You’ve taken birth control for months, years or maybe even decades. And you’ve probably settled into a type and routine that works best for you. But now you’re ready to start a family, and while getting off birth control sounds simple, it also comes with tons of questions. Bree Herring, CNM, UnityPoint Health, has the need-to-know information, plus gives you peace of mind about trying to get pregnant.
Getting Off Birth Control: Different Types
Herrings says step one for how to get off birth control is actually contacting your women’s health provider. Although there are some methods you can stop on your own, it doesn’t hurt to first chat with your doctor.
“I always recommend discussing family planning options with your provider before stopping birth control,” Herring says. “Your provider may have important health recommendations for you before you conceive, such as weight loss, stopping or changing certain medications that could be harmful to a developing pregnancy or starting a prenatal vitamin. You should almost always start taking a prenatal vitamin containing folic acid before stopping your birth control.”
From there, depending on the type, getting off birth control can look a little different. Herring says most birth control methods stop working right away, which means even forgetting one day of pills can lead to an unplanned pregnancy. Others, though, can lead to a longer delay for regular menstrual cycles, taking several months or even up to a year.
Oral Contraceptive (The Pill)
Most women stop using the pill at the end of a pack and begin having unprotected intercourse in hopes of conceiving a baby. Choosing to stop your pill could result in pregnancy the same month.
Usually, women stop using at the end of a month of patches, then start trying to get pregnant.
Similarly, most women no longer use this method when they reach the end of a month of rings.
This is the method that may be the most frustrating to stop, as it can take up to a full year to get normal menstrual cycles back — meaning even for a healthy couple, it could be close to two years between when you stop the birth control method and when pregnancy occurs.
IUD (Device Inside Your Uterus)
You will need to see a provider for removal of your IUD. IUDs typically are no longer working within 6-12 hours of removal, but you may have an absent period or irregular periods for a few months after removal.
Nexplanon (Arm Implant)
You will need to see a provider for removal of your Nexplanon. The hormone clears from your system within a few days, but like the IUD, you may have absent or irregular periods for several months once removed.
Side Effects of Getting Off Birth Control
When you first started birth control, it may have been to fight off nasty side effects associated with your menstrual cycle. One of the effects of stopping birth control after long-term use can be the return of these symptoms. Herring says the most common side effects of getting off birth control include:
- Irregular cycles or spotting
- Mood swings
“Schedule an appointment with your provider if you’d like to discuss any specific concerns you have about undesirable side effects.
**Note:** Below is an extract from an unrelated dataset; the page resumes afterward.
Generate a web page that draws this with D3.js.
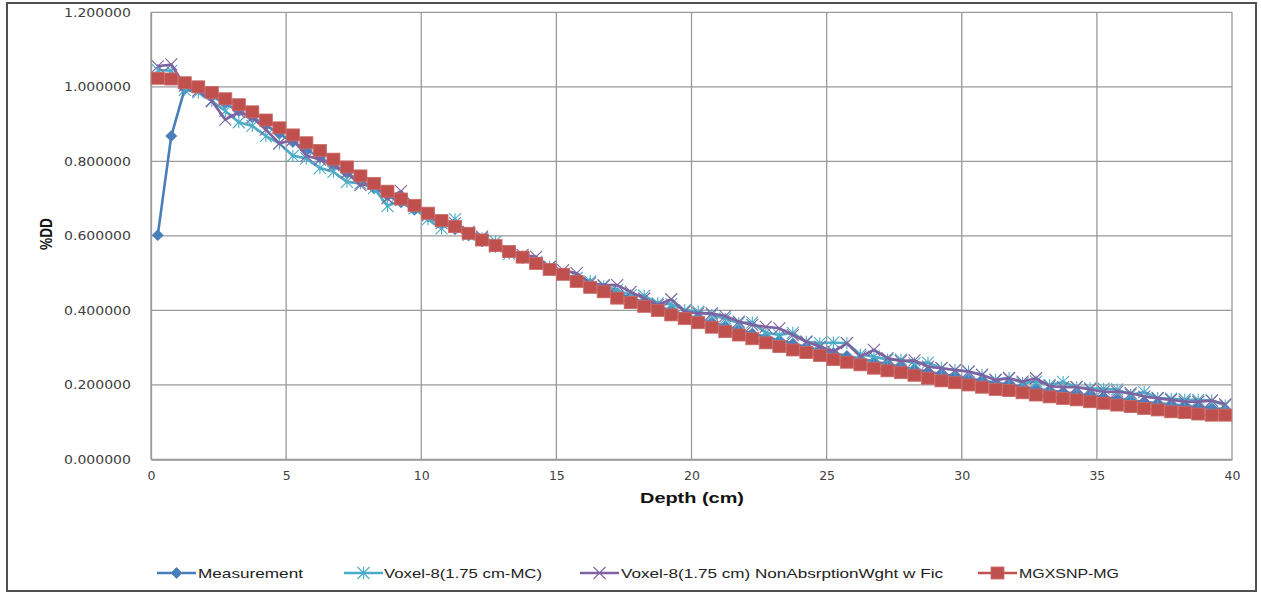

Keep in mind, though, treatment options may be fairly limited if you’re wanting to stay off birth control to try and conceive,” Herring says.
Getting Pregnant After Birth Control
Trying to get pregnant is an exciting time, but it can also be emotional if it doesn’t happen right away. There are a few things to know when stopping birth control to get pregnant. First, Herring encourages couples not to compare themselves to others they know who may have gotten pregnant immediately.
“Remember, even when you decide to get off birth control, it can take healthy couples up to one year of unprotected intercourse before getting pregnant. Rest assured though that there are no FDA-approved birth control methods on the market that cause infertility,” Herring says.
The chances of getting pregnant your first month off birth control are pretty similar to what they would be any other month. On average, Herring says a couple has about a 25 percent chance of getting pregnant any given month, although that may drop with age.
“Take comfort that most women don’t get pregnant the first month off birth control. If you’re under 35 years old and have been trying to get pregnant for one year, see your doctor. If you’re over 35 and have been trying for 6 months, schedule an appointment,” Herring says.
Hard as it is, Herring says to try not to get discouraged if getting pregnant after stopping birth control takes longer than you thought.
“Be patient and expect an adjustment period. Use the time you’re considering getting off birth control to develop a management plan for any health problems you have and to make lifestyle changes that will help you and your baby stay healthy during pregnancy.”